Severe water shortages in the Sahrawi Arab Democratic Republic may become less frequent due to a Venezuelan government initiative to provide training to Sahrawi technicians.
SADR claims sovereignty over the entire territory of Western Sahara, most of which is occupied by Morocco. SADR administers about 20% of Western Sahara.
On February 14, the Venezuelan environment ministry said 10 technicians from SADR will be trained in hydro-geology and drilling at Venezuela’s National Hydraulics Laboratory.
The ministry said this would provide better access to drinking water in the refugee camps run by the Sahrawi liberation group, the Polisario Front. It added it would, “strike a blow to the neoliberal policies of imperialism”.
Australian Unions for Western Sahara spokesperson Georgia Vlassopoulos congratulated the “Venezuela government for being part of the solution to the Western Sahara refugee water problem”.
However, Vlassopoulos told Green Left Weekly that developed nations such as Australia need to take a more proactive role in aiding SADR's 100,000-150,000 refugees. Most of the refugees have been living in camps deep in the Sahara since being driven from their homes by Morocco in the 1970s.
The refugee camps suffer regular shortages of water due to a lack of donations from aid agencies. In February last year, Mohamedali, a community leader in Smara Camp, told GLW that water is the “big thing we need here”.
At the time, refugees in Smara Camp only had access to water for a few hours each day, meaning that they had to exercise extreme vigilance with water consumption; especially during summer, when temperatures can exceed 50 degrees Celsius.
Mohamedali also said that water shipments sometimes arrive late.
According to Vlassopoulos, a permanent solution to the water distribution problem needs to be found.
“Water is trucked in from a distance that would be more suitably piped underground to the camps. Although the refugee camps are temporary, 37 years have past with no end in sight,” she told GLW.
To supplement water from aid agencies, the Sahrawi have dug dozens of bores in the desert.

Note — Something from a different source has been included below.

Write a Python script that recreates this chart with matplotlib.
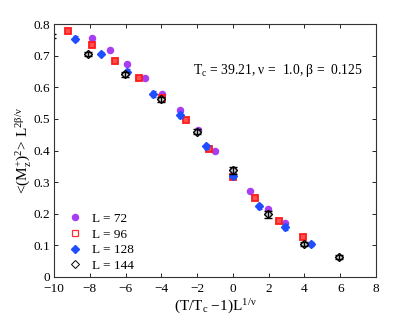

In exchange for training technicians in hydro-geology and drilling, Sahrawi will assist Venezuelan technicians in studying groundwater in the desert environment.
The Venezuelan states of Falcon, Zulia and Lara all contain arid regions, where Sahrawi's experience in the Sahara may be useful to Venezuelan authorities.
Morocco has occupied most of Western Sahara since 1975 following Spanish decolonisation. In 1979, the United Nations General Assembly recognised Western Sahara's right to independence, and the Polisario Front as the representative of the Sahrawi people.
Venezuela is among 53 nations that recognise SADR sovereignty. In 2009, Venezuelan President Hugo Chavez said: “We support and we will always support the ... cause of the freedom of the Sahrawi people.
“We have to show the world solidarity and respect for Sahrawi independence. We have to help these people so that they can live every day better and reach their complete independence.”
In 2011, Venezuela provided US$1 million in funding to the first high school in the refugee camps. Later that year, Venezuela's ambassador to the UN Jorge Valero spoke out for the need to ensure Western Sahara could exercise its right to self-determination.
Australia, on the other hand, formally acknowledges Western Sahara's right to self-determination, but does not recognise SADR.